Google’s MapReduce patent and its impact on Hadoop and Cloud MapReduce

It is widely covered that Google finally received its patent on MapReduce, after several rejections. Derrick argued that Google would not enforce its patent because Google would not “risk the legal and monetary consequences of losing any hypothetical lawsuit“. Regardless of its business decision (whether to risk or not), I want to comment on the technical novelty aspects. Before I proceed, I have to disclaim that I am not a lawyer, and the following does not constitute a legal advice. It is purely a personal opinion based on my years of experience as a consulting expert in patent litigations.

First of all, in my view, the patent is an implementation patent, where it covers the Google implementation of the MapReduce programming model, but not the programming model itself. The independent claims 1 (system claim) and 9 (method claim) both describe in details the Google implementation including the processes used, how the operators are invoked and how to coordinate the processing.

The reason that Google did not get a patent on the programming model is because the model is not novel, at least in legal terms (that is probably why the patent took so long to be granted). First, it borrows ideas from functional programming, where the idea of “map” and “reduce” has been around for a long time. As pointed out by the database community, MapReduce is a step backward partly because it is “not novel at all — it represents a specific implementation of well known techniques developed nearly 25 years ago”. Second, the User Defined Function (UDF) aspect is also a well known idea in the database community,  which has been implemented in several database product before Google’s invention.

Even though it is arguable whether the programming model is novel in  legal terms, it is clear to me that the specific Google implementation is novel. For example, the fine grain fault tolerance capability is clearly missing in other products. A recent debate on MapReduce vs. DBMS would shed light on what aspects of MapReduce is novel, see CACM articles here, and here, so I would not elaborate further.

Let us first talk about what the patent means to Cloud MapReduce. The answer is: Cloud MapReduce does not infringe. The independent claims 1 and 9 state that “the plurality of processes including a master process, for coordinating a data processing job for processing a set of input data, and worker processes“. Since Cloud MapReduce does not have any master node, it clearly does not infringe. Cloud MapReduce uses a totally different architecture than what Google described in their MapReduce paper, so it only implements the MapReduce programming model, but does not copy the implementation.
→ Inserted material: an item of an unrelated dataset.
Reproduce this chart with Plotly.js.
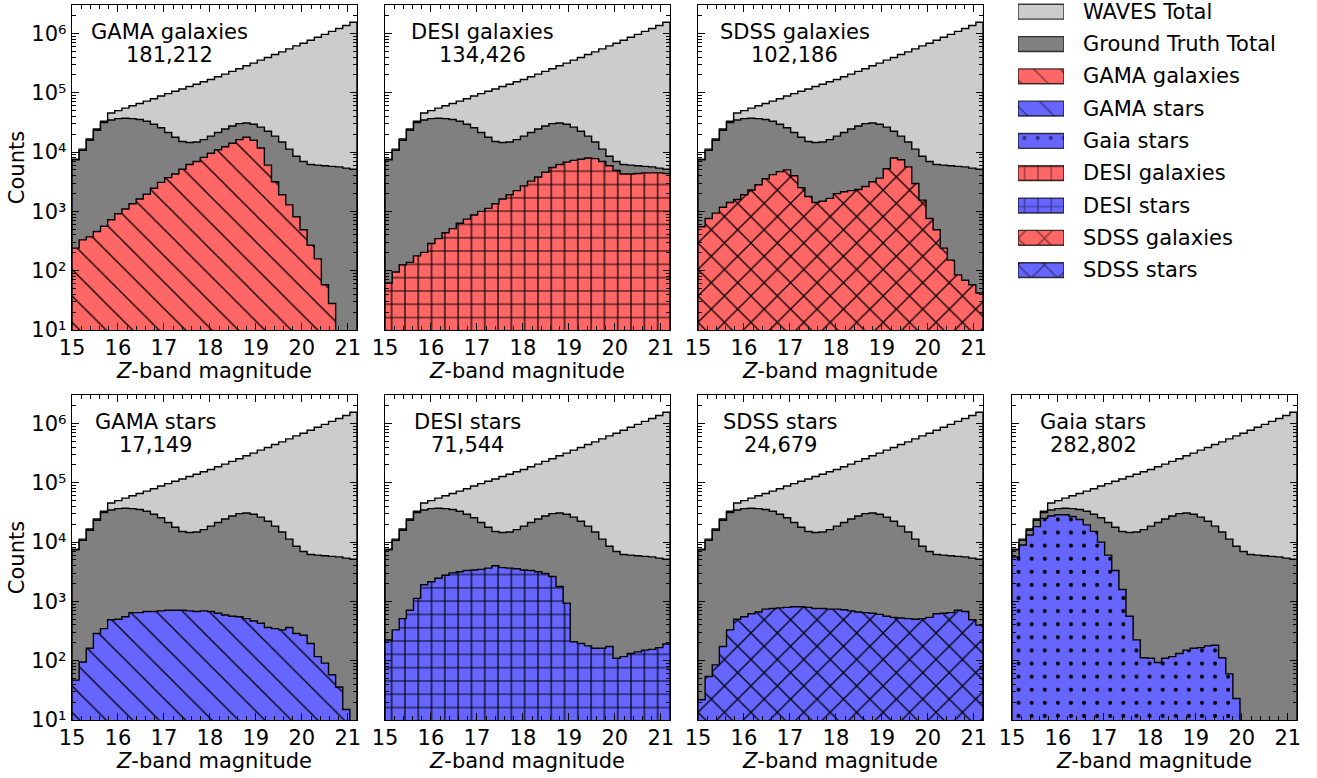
<!DOCTYPE html>
<html><head><meta charset="utf-8">
<script src="https://cdn.plot.ly/plotly-3.0.1.min.js"></script>
<style>html,body{margin:0;padding:0;background:#fff;}#chart{width:1317px;height:778px;}</style>
</head><body><div id="chart"></div>
<script>
// ---------- data: counts per magnitude bin (40 bins from 15.0 to 21.2) ----------
const binStart = 15.0;
const binWidth = 0.155;
const wavesTotal = [7600,11200,16600,24500,33100,45700,50100,55000,60300,66100,72400,79400,88100,96600,105900,116100,127400,139600,153100,167900,186200,206500,229100,254100,285100,316200,354800,393600,441600,489800,549500,616600,683900,767400,861000,966100,1084000,1216000,1365000,1549000];
const groundTruthTotal = [7410,10700,15800,23400,31600,34700,36700,37200,36700,35500,33100,29500,25700,21400,17800,15100,14500,14800,16200,18600,21400,24500,27500,30200,30900,29500,26300,22400,18600,14800,11200,8510,6920,6170,6030,5890,5750,5620,5370,5130];
const gamaGalaxies = [240,331,372,457,562,724,912,1096,1349,1622,1950,2455,3090,3715,4266,5129,6166,6918,8128,9550,10960,12300,14130,16220,17780,15850,11750,6026,3162,1905,1288,813,490,269,158,58,28,0,0,0];
const desiGalaxies = [62,95,126,138,178,204,288,347,437,513,631,741,871,1000,1122,1349,1622,1905,2239,2692,3236,3802,4571,5495,6166,6761,7244,7586,7943,7762,6918,5888,4898,4266,4266,4365,4467,4467,4467,4365];
const sdssGalaxies = [550,759,933,1175,1413,1585,1905,2291,2818,3548,4169,4677,5012,3981,2512,1778,1413,1479,1660,1995,2138,2239,2344,2630,3162,3631,5248,7943,7413,5623,2951,1549,759,490,240,151,85,69,58,42];
const gamaStars = [47,95,162,288,347,490,501,550,646,646,676,676,692,708,708,708,692,676,692,676,631,589,562,550,513,468,427,363,347,331,363,288,269,195,117,91,58,36,15,0];
const desiStars = [224,331,513,708,1122,1905,2138,2455,2754,3020,3162,3311,3388,3467,3631,3981,3715,3631,3548,3388,3311,3162,2951,2630,1778,933,209,195,178,162,162,174,110,117,132,141,151,155,166,191];
const sdssStars = [22,54,85,174,331,501,550,617,661,741,759,776,794,813,813,794,759,759,741,741,724,692,661,646,631,603,562,537,525,513,501,513,537,617,631,646,708,676,490,398];
const gaiaStars = [5623,8913,13180,18200,25120,27540,28840,28840,26920,23990,19500,15140,10000,6026,3311,1585,562,224,112,110,93,110,117,132,151,162,166,178,182,112,60,23,0,0,0,0,0,0,0,0];

const panelLabels = ['GAMA galaxies','DESI galaxies','SDSS galaxies','GAMA stars','DESI stars','SDSS stars','Gaia stars'];
const panelTotals = ['181,212','134,426','102,186','17,149','71,544','24,679','282,802'];
const legendLabels = ['WAVES Total','Ground Truth Total','GAMA galaxies','GAMA stars','Gaia stars','DESI galaxies','DESI stars','SDSS galaxies','SDSS stars'];
const xTickVals = [15,16,17,18,19,20,21];
const yTickVals = [1e1,1e2,1e3,1e4,1e5,1e6];
const yTickText = ['10¹','10²','10³','10⁴','10⁵','10⁶'];

// ---------- styling ----------
const W = 1317, H = 778;
const FONT = 'DejaVu Sans, Liberation Sans, sans-serif';
const RED = '#ff6666', BLUE = '#6666ff', LIGHT = '#cccccc', DARK = '#808080';
const subsets = [gamaGalaxies, desiGalaxies, sdssGalaxies, gamaStars, desiStars, sdssStars, gaiaStars];
const hatch = {
  gama: {shape:'\\', size:18.7, solidity:0.07},
  desi: {shape:'+', size:13.3, solidity:0.17},
  sdss: {shape:'x', size:18.7, solidity:0.13},
  gaia: {shape:'.', size:13.1, solidity:0.075}
};
const panelStyle = [
  {color:RED, h:hatch.gama, col:0, row:0, lx:169},
  {color:RED, h:hatch.desi, col:1, row:0, lx:482},
  {color:RED, h:hatch.sdss, col:2, row:0, lx:795},
  {color:BLUE, h:hatch.gama, col:0, row:1, lx:155},
  {color:BLUE, h:hatch.desi, col:1, row:1, lx:467},
  {color:BLUE, h:hatch.sdss, col:2, row:1, lx:780},
  {color:BLUE, h:hatch.gaia, col:3, row:1, lx:1093}
];
const colLeft = [72, 385, 698, 1012], pw = 285;
const rowTop = [5, 395], ph = 325;
const FLOOR = 1; // below the axis minimum, so an empty bin / the fill reaches the bottom

function stepOutline(vals) {
  const xs = [binStart], ys = [FLOOR];
  vals.forEach((v, i) => { xs.push(binStart + i * binWidth); ys.push(v > 0 ? v : FLOOR); });
  const last = ys[ys.length - 1];
  xs.push(binStart + vals.length * binWidth); ys.push(last);
  xs.push(binStart + vals.length * binWidth); ys.push(FLOOR);
  return {x: xs, y: ys};
}
function histTrace(vals, ax, fill, pat, name) {
  const s = stepOutline(vals);
  const t = {type:'scatter', mode:'lines', name:name, x:s.x, y:s.y, xaxis:'x'+ax, yaxis:'y'+ax,
    line:{shape:'hv', color:'#000', width:1.4}, fill:'toself', fillcolor:fill,
    hoverinfo:'skip', showlegend:false};
  if (pat) t.fillpattern = {shape:pat.shape, size:pat.size, solidity:pat.solidity, fgcolor:'#000', bgcolor:fill, fillmode:'replace'};
  return t;
}

const traces = [];
const layout = {width:W, height:H, margin:{l:0,r:0,t:0,b:0}, paper_bgcolor:'#fff', plot_bgcolor:'#fff',
  showlegend:false, font:{family:FONT, size:21, color:'#000'}, annotations:[]};
const minorVals = [];
for (let e = 1; e <= 6; e++) for (let m = 2; m <= 9; m++) minorVals.push(m * Math.pow(10, e));

panelStyle.forEach((p, k) => {
  const ax = k === 0 ? '' : String(k + 1);
  traces.push(histTrace(wavesTotal, ax, LIGHT, null, legendLabels[0]));
  traces.push(histTrace(groundTruthTotal, ax, DARK, null, legendLabels[1]));
  traces.push(histTrace(subsets[k], ax, p.color, p.h, panelLabels[k]));
  const x0 = colLeft[p.col], y0 = rowTop[p.row];
  layout['xaxis' + ax] = {domain:[x0 / W, (x0 + pw) / W], anchor:'y' + ax, range:[15, 21.2],
    tickmode:'array', tickvals:xTickVals, ticks:'inside', ticklen:7, tickwidth:1, tickcolor:'#000',
    mirror:'allticks', showline:true, linecolor:'#000', linewidth:1.3, showgrid:false, zeroline:false,
    tickfont:{family:FONT, size:21, color:'#000'}, ticklabelstandoff:-2,
    minor:{dtick:0.2, ticks:'inside', ticklen:4, tickcolor:'#000', showgrid:false},
    title:{text:'<i>Z</i>-band magnitude', font:{family:FONT, size:21, color:'#000'}, standoff:0}};
  const yax = {domain:[1 - (y0 + ph) / H, 1 - y0 / H], anchor:'x' + ax, type:'log', range:[1, 6.48],
    tickmode:'array', tickvals:yTickVals, ticktext:yTickText, ticks:'inside', ticklen:7, tickwidth:1, tickcolor:'#000',
    mirror:'allticks', showline:true, linecolor:'#000', linewidth:1.3, showgrid:false, zeroline:false,
    showticklabels: p.col === 0, tickfont:{family:FONT, size:21, color:'#000'},
    minor:{tickmode:'array', tickvals:minorVals, ticks:'inside', ticklen:4, tickcolor:'#000', showgrid:false}};
  if (p.col === 0) yax.title = {text:'Counts', font:{family:FONT, size:21, color:'#000'}, standoff:1};
  layout['yaxis' + ax] = yax;
  layout.annotations.push({xref:'paper', yref:'paper', x:p.lx / W, y:1 - (y0 + 27) / H, text:panelLabels[k],
    showarrow:false, xanchor:'center', yanchor:'middle', font:{family:FONT, size:21, color:'#000'}});
  layout.annotations.push({xref:'paper', yref:'paper', x:p.lx / W, y:1 - (y0 + 50) / H, text:panelTotals[k],
    showarrow:false, xanchor:'center', yanchor:'middle', font:{family:FONT, size:21, color:'#000'}});
});

// ---------- custom legend (patches drawn as bars on a hidden axis) ----------
const legColors = [LIGHT, DARK, RED, BLUE, BLUE, RED, BLUE, RED, BLUE];
const legHatch = [null, null, hatch.gama, hatch.gama, hatch.gaia, hatch.desi, hatch.desi, hatch.sdss, hatch.sdss];
legendLabels.forEach((lab, i) => {
  const t = {type:'bar', orientation:'h', x:[1], base:[0], y:[i], width:0.46, name:lab,
    xaxis:'x8', yaxis:'y8', hoverinfo:'skip', showlegend:false,
    marker:{color:legColors[i], line:{color:'rgba(0,0,0,0.75)', width:1.4}}};
  if (legHatch[i]) t.marker.pattern = {shape:legHatch[i].shape, size:legHatch[i].size, solidity:legHatch[i].solidity,
    fgcolor:'#000', bgcolor:legColors[i], fillmode:'overlay'};
  traces.push(t);
});
const legTop = 11.7, legStep = 32.3;
layout.xaxis8 = {domain:[1018 / W, 1064 / W], range:[0, 1], visible:false, anchor:'y8', fixedrange:true};
layout.yaxis8 = {domain:[1 - (legTop + legStep * 8.5) / H, 1 - (legTop - legStep * 0.35) / H],
  range:[8.5, -0.35], visible:false, anchor:'x8', fixedrange:true};
layout.barmode = 'overlay';
legendLabels.forEach((t, i) => layout.annotations.push({xref:'paper', yref:'y8', x:1081 / W, y:i, text:t,
  showarrow:false, xanchor:'left', yanchor:'middle', font:{family:FONT, size:21, color:'#000'}}));

Plotly.newPlot('chart', traces, layout, {displayModeBar:false, staticPlot:true});
</script></body></html>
For Hadoop, my personal opinion is that it infringes the patent, because Hadoop exactly copies the Google implementation as described in the Google paper. If Google enforces the patent, Hadoop can do several things. First, Hadoop can find an invalidity argument, but I personally think it is hard. The Google patent is narrow, it only covers the specific Google implementation of MapReduce. Given how widely MapReduce is known, if there were a similar system, we would have known about it by now. Second, Hadoop could change its implementation. The patent claim language includes many “wherein” clauses. If Hadoop does not meet any one of those “wherein” clauses, it can be off the hook. The downside, though, is that a change in implementation could introduce a lot of inefficiencies. Last, Hadoop can adopt an architecture like Cloud MapReduce‘s. Hadoop is already moving in this direction. The latest code base moved HDFS into a separate module. This is the right move to separate out functions into independent cloud services. Now only if Hadoop can implement a queue service, Cloud MapReduce can port right over :-).